At A Time When We Need More Options, Not Less
Texas is at a turning point. Utility Scale Microgrids (USMs) offer a powerful, proven path to protect communities, support critical services, and stabilize our grid during outages. But Senate Bill 231 — as currently written — could eliminate this opportunity before it even begins. We simply can’t afford to take any resiliency measure off the table.
This is No Time to Limit Options
Extreme weather, aging infrastructure, and rapid growth have exposed the vulnerabilities in Texas’ electric grid. Now is the time to expand our toolbox, not restrict it. Utility Scale Microgrids offers a great option:
- Proven: Technology is ready and deployed in other markets around the country — we know it works.
- Resilient: Designed to keep entire communities and critical services powered, during significant power outages.
- Scalable: With a successful pilot program and a clear regulatory path forward, USMs can scale to all utilities in Texas.
- Privately funded: These USM systems would be public private partnerships driven by private investment.
- Targets Critical load facilities: Especially valuable for growing Municipal Utility Districts (MUDs) and essential facilities in cities with reliability needs.
Texas has the chance to lead the nation — if the SB 231 is modified to allows it.
SB 231 as passed by the Senate Business & Commerce Committee, includes provisions that would stop Utility Scale Microgrids in their tracks:
- Mandates an Energy Facility be mobile and excludes stationary generation — a direct exclusion of permanent systems, which is what consumers want and need, not delivering when there is a storm headed our way.

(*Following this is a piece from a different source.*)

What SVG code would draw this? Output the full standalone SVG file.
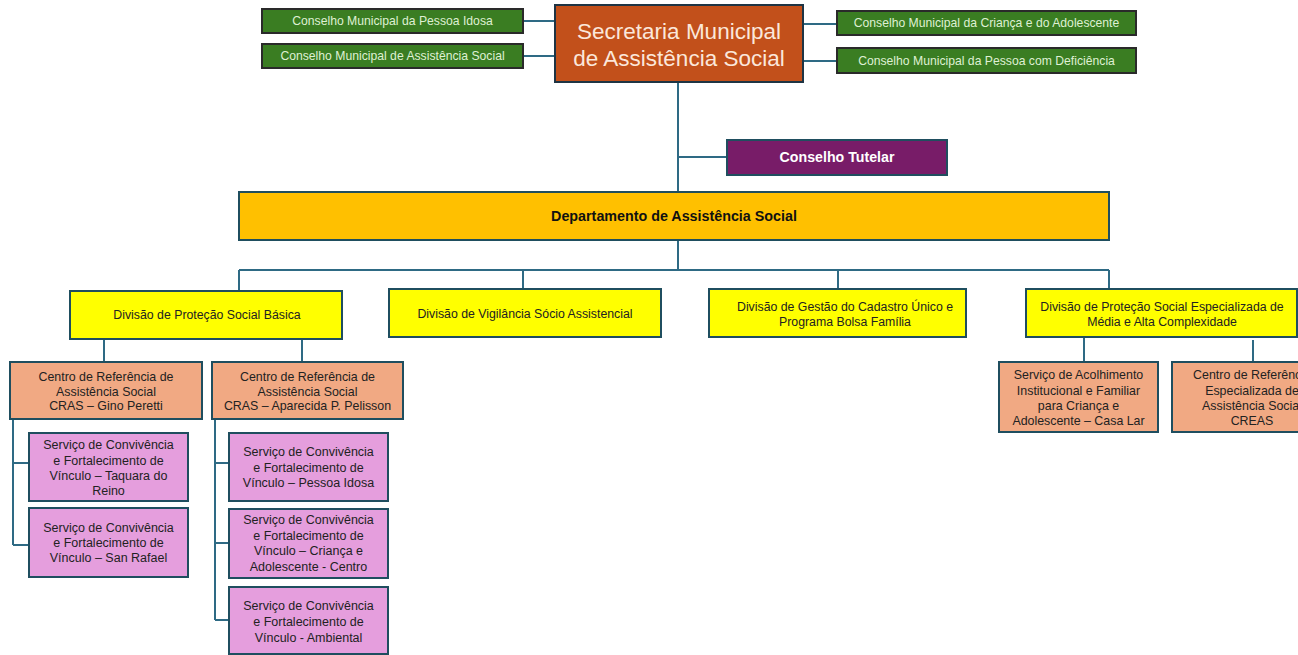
<svg xmlns="http://www.w3.org/2000/svg" width="1298" height="655" viewBox="0 0 1298 655">
  <style>
    text { font-family: "Liberation Sans", Arial, sans-serif; text-anchor: middle; dominant-baseline: central; }
    .green rect { fill: #3a7d22; stroke: #2a2a2a; stroke-width: 2; }
    .green text { fill: #dff0d3; font-size: 12.2px; }
    .sec rect { fill: #c2501b; stroke: #1e3444; stroke-width: 2; }
    .sec text { fill: #fbe7da; font-size: 22.5px; }
    .tut rect { fill: #781c68; stroke: #1f4e5f; stroke-width: 2; }
    .tut text { fill: #ffffff; font-size: 14.2px; font-weight: bold; }
    .dept rect { fill: #ffc000; stroke: #1f4e5f; stroke-width: 2; }
    .dept text { fill: #111; font-size: 14.3px; font-weight: bold; }
    .div rect { fill: #ffff00; stroke: #1f4e5f; stroke-width: 2; }
    .div text { fill: #222; font-size: 12.3px; }
    .ctr rect { fill: #f1a983; stroke: #1f4e5f; stroke-width: 2; }
    .ctr text { fill: #222; font-size: 12.4px; }
    .svc rect { fill: #e59edd; stroke: #1f4e5f; stroke-width: 2; }
    .svc text { fill: #222; font-size: 12.5px; }
    #connectors path { fill: none; stroke: #2e6a84; stroke-width: 2; }
  </style>

  <!-- connectors -->
  <g id="connectors">
    <path d="M523 21H555 M523 56H555 M803 24H837 M803 61H837"/>
    <path d="M678 82V192 M678 157H727"/>
    <path d="M678 240V270 M239 270H1109 M239 270V291 M523 270V289 M838 270V289 M1109 270V289"/>
    <path d="M104 339V362 M302 339V362"/>
    <path d="M1084 337V362 M1253 340V362"/>
    <path d="M13 419V545 M13 463H29 M13 545H29"/>
    <path d="M215 419V620 M215 463H229 M215 543H229 M215 620H229"/>
  </g>

  <!-- council boxes around the secretariat -->
  <g id="cm-idosa" class="green">
    <rect x="262" y="9" width="261" height="24"/>
    <text x="392.5" y="21">Conselho Municipal da Pessoa Idosa</text>
  </g>
  <g id="cm-assistencia" class="green">
    <rect x="262" y="44" width="261" height="24"/>
    <text x="392.5" y="56">Conselho Municipal de Assistência Social</text>
  </g>
  <g id="cm-crianca" class="green">
    <rect x="837" y="11" width="299" height="24"/>
    <text x="986.5" y="23">Conselho Municipal da Criança e do Adolescente</text>
  </g>
  <g id="cm-deficiencia" class="green">
    <rect x="837" y="48" width="299" height="25"/>
    <text x="986.5" y="61">Conselho Municipal da Pessoa com Deficiência</text>
  </g>

  <!-- secretariat -->
  <g id="secretaria" class="sec">
    <rect x="555" y="5" width="248" height="77"/>
    <text x="679" y="31">Secretaria Municipal</text>
    <text x="679" y="58">de Assistência Social</text>
  </g>

  <g id="conselho-tutelar" class="tut">
    <rect x="727" y="140" width="220" height="35"/>
    <text x="837" y="157">Conselho Tutelar</text>
  </g>

  <g id="departamento" class="dept">
    <rect x="239" y="192" width="870" height="48"/>
    <text x="674" y="216">Departamento de Assistência Social</text>
  </g>

  <!-- divisions -->
  <g id="div-basica" class="div">
    <rect x="70" y="291" width="272" height="48"/>
    <text x="207" y="315">Divisão de Proteção Social Básica</text>
  </g>
  <g id="div-vigilancia" class="div">
    <rect x="389" y="289" width="272" height="48"/>
    <text x="525" y="314">Divisão de Vigilância Sócio Assistencial</text>
  </g>
  <g id="div-cadastro" class="div">
    <rect x="709" y="289" width="257" height="48"/>
    <text x="845" y="307">Divisão de Gestão do Cadastro Único e</text>
    <text x="845" y="322">Programa Bolsa Família</text>
  </g>
  <g id="div-especializada" class="div">
    <rect x="1026" y="289" width="271" height="48"/>
    <text x="1162" y="307">Divisão de Proteção Social Especializada de</text>
    <text x="1162" y="322">Média e Alta Complexidade</text>
  </g>

  <!-- reference centres -->
  <g id="cras-gino" class="ctr">
    <rect x="10" y="362" width="192" height="57"/>
    <text x="106" y="377">Centro de Referência de</text>
    <text x="106" y="391.5">Assistência Social</text>
    <text x="106" y="406">CRAS – Gino Peretti</text>
  </g>
  <g id="cras-aparecida" class="ctr">
    <rect x="212" y="362" width="191" height="57"/>
    <text x="307.5" y="377">Centro de Referência de</text>
    <text x="307.5" y="391.5">Assistência Social</text>
    <text x="307.5" y="406">CRAS – Aparecida P. Pelisson</text>
  </g>
  <g id="casa-lar" class="ctr">
    <rect x="999" y="362" width="159" height="70"/>
    <text x="1078.5" y="375">Serviço de Acolhimento</text>
    <text x="1078.5" y="390.5">Institucional e Familiar</text>
    <text x="1078.5" y="406">para Criança e</text>
    <text x="1078.5" y="421">Adolescente – Casa Lar</text>
  </g>
  <!-- runs past the right edge of the page -->
  <g id="creas" class="ctr">
    <rect x="1172" y="362" width="160" height="70"/>
    <text x="1252" y="375">Centro de Referência</text>
    <text x="1252" y="390.5">Especializada de</text>
    <text x="1252" y="406">Assistência Social</text>
    <text x="1252" y="421">CREAS</text>
  </g>

  <!-- services -->
  <g id="scfv-taquara" class="svc">
    <rect x="29" y="433" width="159" height="68"/>
    <text x="108.5" y="445">Serviço de Convivência</text>
    <text x="108.5" y="460.5">e Fortalecimento de</text>
    <text x="108.5" y="476">Vínculo – Taquara do</text>
    <text x="108.5" y="491">Reino</text>
  </g>
  <g id="scfv-san-rafael" class="svc">
    <rect x="29" y="508" width="159" height="69"/>
    <text x="108.5" y="528">Serviço de Convivência</text>
    <text x="108.5" y="543">e Fortalecimento de</text>
    <text x="108.5" y="558">Vínculo – San Rafael</text>
  </g>
  <g id="scfv-pessoa-idosa" class="svc">
    <rect x="229" y="433" width="159" height="68"/>
    <text x="308.5" y="452">Serviço de Convivência</text>
    <text x="308.5" y="467.5">e Fortalecimento de</text>
    <text x="308.5" y="483">Vínculo – Pessoa Idosa</text>
  </g>
  <g id="scfv-crianca" class="svc">
    <rect x="229" y="509" width="159" height="69"/>
    <text x="308.5" y="520">Serviço de Convivência</text>
    <text x="308.5" y="535.5">e Fortalecimento de</text>
    <text x="308.5" y="551">Vínculo – Criança e</text>
    <text x="308.5" y="566.5">Adolescente - Centro</text>
  </g>
  <g id="scfv-ambiental" class="svc">
    <rect x="229" y="587" width="159" height="67"/>
    <text x="308.5" y="606">Serviço de Convivência</text>
    <text x="308.5" y="622">e Fortalecimento de</text>
    <text x="308.5" y="638">Vínculo - Ambiental</text>
  </g>
</svg>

- Size is capped at 5 megawatts — far too small for community-scale resiliency and critical services.
- No allowance for stationary systems capable of serving neighborhoods, city facilities, or emergency infrastructure.
These restrictions would end the innovation of the USM pilot programs, shut down investment, and block a critical solution for Texans.
What Needs to Change in SB 231?
This bill can be fixed — and made stronger — by ensuring that:
- Stationary generation is allowed for grid-connected microgrids.
- That eligible systems can provide at least 10 MW — enough to support real community needs.
- Private investment in distributed resiliency is embraced, not blocked.
These simple amendments would give Texans more protection, more options, by putting private capital to work, without increasing burdens on taxpayers.
What’s Next?
- SB 231 has passed committee, but requires more scrutiny in the House
Why It Matters
SB 231 isn’t just about policy — it’s about whether Texas embraces innovation or walks away from it.
By modifying the bill, lawmakers can protect the grid, empower local communities, and support a smarter, safer energy future for all Texans.